International arbitration is one of the most prevalent methods of settling disputes between foreign parties. A carefully drafted arbitration clause should spell out the choice of law, the place of the arbitration, the language in which the arbitration will be conducted, the number and qualifications of the arbitrators, the arbitral institution, and arbitration rules (or non-administered arbitration), including discovery rights and obligations. The International Chamber of Commerce’s International Court of Arbitration and the American Arbitration Association’s International Centre for Dispute Resolution (ICDR) are two major arbitral institutions among many other equally important ones. Parties may also agree to be bound by the United Nations Commission on International Trade Law (UNCITRAL) Arbitration Rules. The International Bar Association’s Rules on the Taking of Evidence in International Commercial Arbitration are also becoming prominent.

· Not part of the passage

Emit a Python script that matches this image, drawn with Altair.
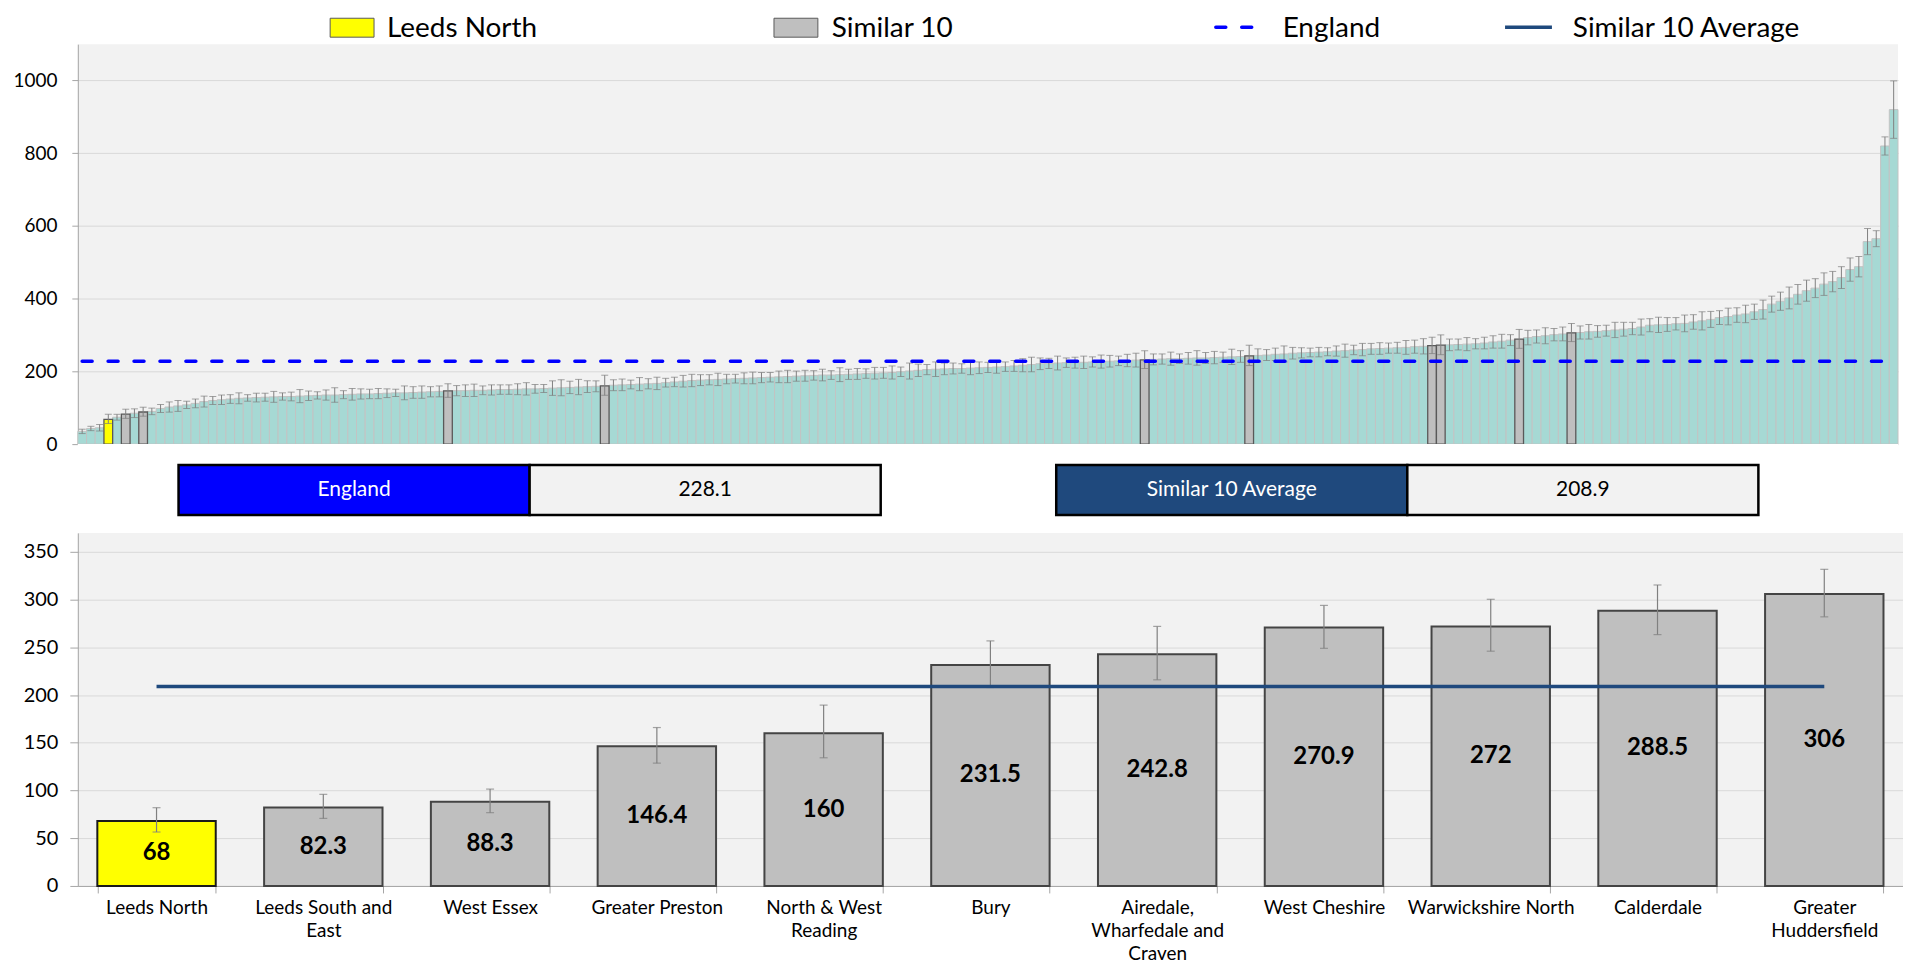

Although the traditional advantage of arbitration over litigation as a faster method of dispute resolution is gradually eroding owing to the increased number and complexity of cases, the main advantage—easier enforceability of arbitral awards—still remains, as 144 countries have adopted the 1958 Convention on the Recognition and Enforcement of Foreign Arbitral Awards (also known as the New York Convention).

 

Conclusion

Advising clients on how to do business over the Internet can be both challenging and rewarding. Numerous complex laws and regulations that are already in effect and that continue to evolve—just like the Internet and the technology itself—make it a good fit as a practice area for any counsel who enjoys intellectual stimulation and growth.